A good friend of mine went on a date with a girl he liked a lot.
How did it go? I asked him the next day.
Great, he replied. I told her all about my job, my family, my hobbies, my life, the lot.
And what did you find out about her?
Has she messaged you about getting together again?
That's the funny thing... no.
I mentioned that story to a group of lovely Scottish Government Civil Servants I was talking to about communications in Edinburgh this week.
The reason? They'd been kind enough to say they really enjoyed the course, and got a lot from it.
We were discussing what makes a good teaching session, speech, or workshop - anything to do with communications.
The answer, for me, is about making it a conversation; a dialogue, rather than a monologue.
(i.e. very much NOT like my dear friend's best efforts at his date.)
Who wants to just sit there and be talked at? You're quickly going to lose interest.
But if your presenter (or date!) asks you questions, poses challenges, prompts discussions, sets you tasks and makes you think...
The dynamic of the room changes. In an instant.
From something flat to a far more sparky, engaging and interesting experience.

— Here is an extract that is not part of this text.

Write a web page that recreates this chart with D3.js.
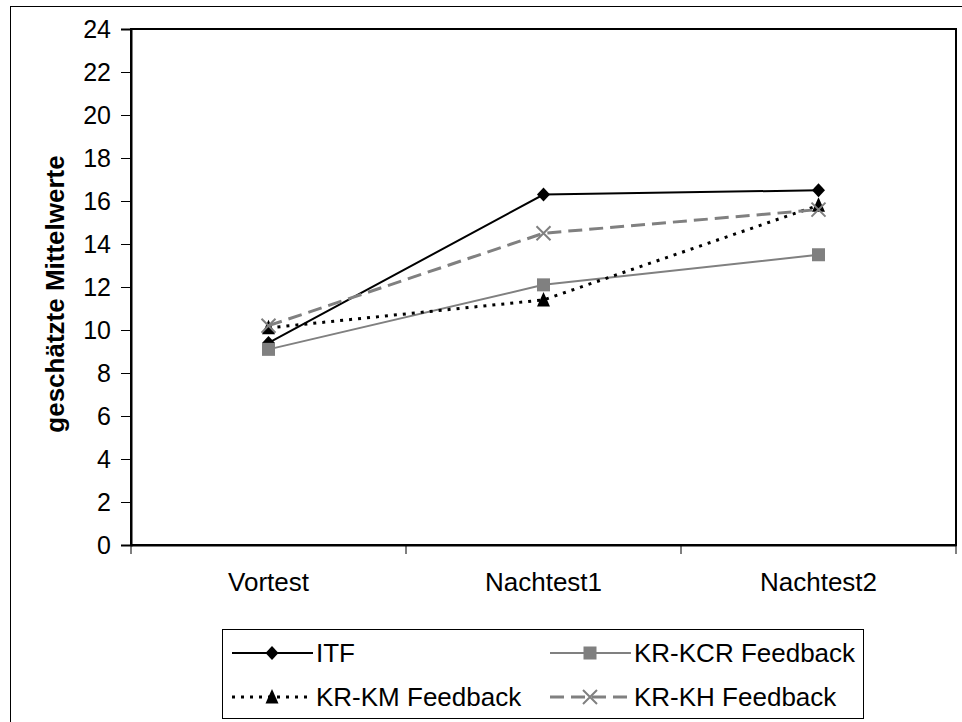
<!DOCTYPE html>
<html>
<head>
<meta charset="utf-8">
<script src="https://cdn.jsdelivr.net/npm/d3@7"></script>
<style>
  body { margin: 0; background: #fff; }
  svg { display: block; font-family: "Liberation Sans", Arial, sans-serif; }
</style>
</head>
<body>
<script>
// chart data
const categories = ["Vortest", "Nachtest1", "Nachtest2"];
const seriesNames = ["ITF", "KR-KCR Feedback", "KR-KM Feedback", "KR-KH Feedback"];
const itf = [9.4, 16.3, 16.5];
const krKcr = [9.1, 12.1, 13.5];
const krKm = [10.1, 11.4, 15.8];
const krKh = [10.2, 14.5, 15.6];
const yTicks = [0, 2, 4, 6, 8, 10, 12, 14, 16, 18, 20, 22, 24];

const w = 962, h = 722;
const plot = {left: 131, top: 29, right: 956, bottom: 545};
const fontFam = "Liberation Sans, Arial, sans-serif";

const svg = d3.select("body").append("svg")
    .attr("width", w)
    .attr("height", h);

// outer chart border (runs off the picture)
svg.append("rect")
    .attr("x", 10.5).attr("y", 6.5)
    .attr("width", 1000).attr("height", 1000)
    .attr("fill", "none").attr("stroke", "#000").attr("stroke-width", 1);

const xBand = d3.scaleBand()
    .domain(categories)
    .range([plot.left, plot.right]);

const yScale = d3.scaleLinear()
    .domain([0, 24])
    .range([plot.bottom, plot.top]);

const xPos = c => xBand(c) + xBand.bandwidth() / 2;

// plot area border
svg.append("rect")
    .attr("x", plot.left).attr("y", plot.top)
    .attr("width", plot.right - plot.left)
    .attr("height", plot.bottom - plot.top)
    .attr("fill", "none").attr("stroke", "#000").attr("stroke-width", 2);

// y axis
const yAxis = d3.axisLeft(yScale).tickValues(yTicks).tickSize(10).tickPadding(10);
const gy = svg.append("g")
    .attr("transform", "translate(" + plot.left + ",0)")
    .call(yAxis);
gy.select(".domain").attr("stroke-width", 2);
gy.selectAll("text").attr("font-size", 25).attr("fill", "#000")
    .attr("font-family", fontFam);

// x axis, ticks between categories
const xAxis = d3.axisBottom(xBand).tickSize(0).tickPadding(28);
const gx = svg.append("g")
    .attr("transform", "translate(0," + plot.bottom + ")")
    .call(xAxis);
gx.select(".domain").attr("stroke-width", 2);
gx.selectAll("text").attr("font-size", 26).attr("fill", "#000")
    .attr("font-family", fontFam);
gx.selectAll(".sep")
    .data(categories.concat([null]))
    .enter().append("line")
    .attr("class", "sep")
    .attr("x1", (d, i) => i < categories.length ? xBand(d) : plot.right)
    .attr("x2", (d, i) => i < categories.length ? xBand(d) : plot.right)
    .attr("y1", 0).attr("y2", 9)
    .attr("stroke", "#000");

// y title
svg.append("text")
    .attr("transform", "translate(64,294) rotate(-90)")
    .attr("text-anchor", "middle")
    .attr("font-size", 26)
    .attr("font-weight", "bold")
    .text("geschätzte Mittelwerte");

// styles per series
const styles = [
  {values: itf, color: "#000", width: 2, dash: null, marker: "diamond"},
  {values: krKcr, color: "#808080", width: 2, dash: null, marker: "square"},
  {values: krKm, color: "#000", width: 3, dash: "3,6", marker: "triangle"},
  {values: krKh, color: "#808080", width: 3, dash: "14,7", marker: "cross"}
];

function drawMarker(g, type, x, y, color) {
  if (type === "diamond") {
    g.append("path")
      .attr("d", "M" + x + "," + (y - 7) + "L" + (x + 6.5) + "," + y + "L" + x + "," + (y + 7) + "L" + (x - 6.5) + "," + y + "Z")
      .attr("fill", color);
  } else if (type === "square") {
    g.append("rect").attr("x", x - 6.5).attr("y", y - 6.5).attr("width", 13).attr("height", 13)
      .attr("fill", color);
  } else if (type === "triangle") {
    g.append("path").attr("d", "M" + x + "," + (y - 8) + "L" + (x + 6.5) + "," + (y + 6.5) + "L" + (x - 6.5) + "," + (y + 6.5) + "Z")
      .attr("fill", color);
  } else {
    g.append("path")
      .attr("d", "M" + (x - 7) + "," + (y - 7) + "L" + (x + 7) + "," + (y + 7) + "M" + (x + 7) + "," + (y - 7) + "L" + (x - 7) + "," + (y + 7))
      .attr("stroke", color).attr("stroke-width", 2).attr("fill", "none");
  }
}

const line = d3.line()
    .x((d, i) => xPos(categories[i]))
    .y(d => yScale(d));

styles.forEach(s => {
  const g = svg.append("g");
  g.append("path")
    .attr("d", line(s.values))
    .attr("fill", "none")
    .attr("stroke", s.color)
    .attr("stroke-width", s.width)
    .attr("stroke-dasharray", s.dash);
  s.values.forEach((v, i) => drawMarker(g, s.marker, xPos(categories[i]), yScale(v), s.color));
});

// legend
const legend = svg.append("g");
legend.append("rect")
    .attr("x", 222.5).attr("y", 629.5)
    .attr("width", 641).attr("height", 89)
    .attr("fill", "#fff").attr("stroke", "#000").attr("stroke-width", 1);

const legendPos = [[232, 653], [550, 653], [232, 697], [550, 697]];
styles.forEach((s, i) => {
  const [lx, ly] = legendPos[i];
  legend.append("line")
    .attr("x1", lx).attr("x2", lx + 81)
    .attr("y1", ly).attr("y2", ly)
    .attr("stroke", s.color)
    .attr("stroke-width", s.width)
    .attr("stroke-dasharray", s.dash);
  drawMarker(legend, s.marker, lx + 40, ly, s.color);
  legend.append("text")
    .attr("x", lx + 84).attr("y", ly + 9)
    .attr("font-size", 26)
    .text(seriesNames[i]);
});
</script>
</body>
</html>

It's a trick that works across the communications field -
From speeches (Who needs rhetorical questions?!), to soundbites (Ask not what your country can do for you, Ask what you can do for your country...)
To social media (What's your opinion of...?) to plays (listen to Under Milk Wood for the wonderful variety of voices) to teaching, like my session in Scotland.
Which all sounds simple enough. But the tricky part is that it requires courage.
Because there's always that big Will anyone actually respond? moment.
And what's the worst thing that can happen on a date? Or in a lecture, or talk, when the presenter asks a question? What are we afraid of?
Silence... tumbleweed... awkwardness...
But, in my experience, someone always pipes up.
Because they instinctively understand that's the way communication works.
If you'll excuse my fancy for playing with words - dialogue agog, monologue slog.
And once that ice is broken you're away and running, heading happily for the sunlit uplands of a rewarding and enjoyable lecture, talk, or workshop.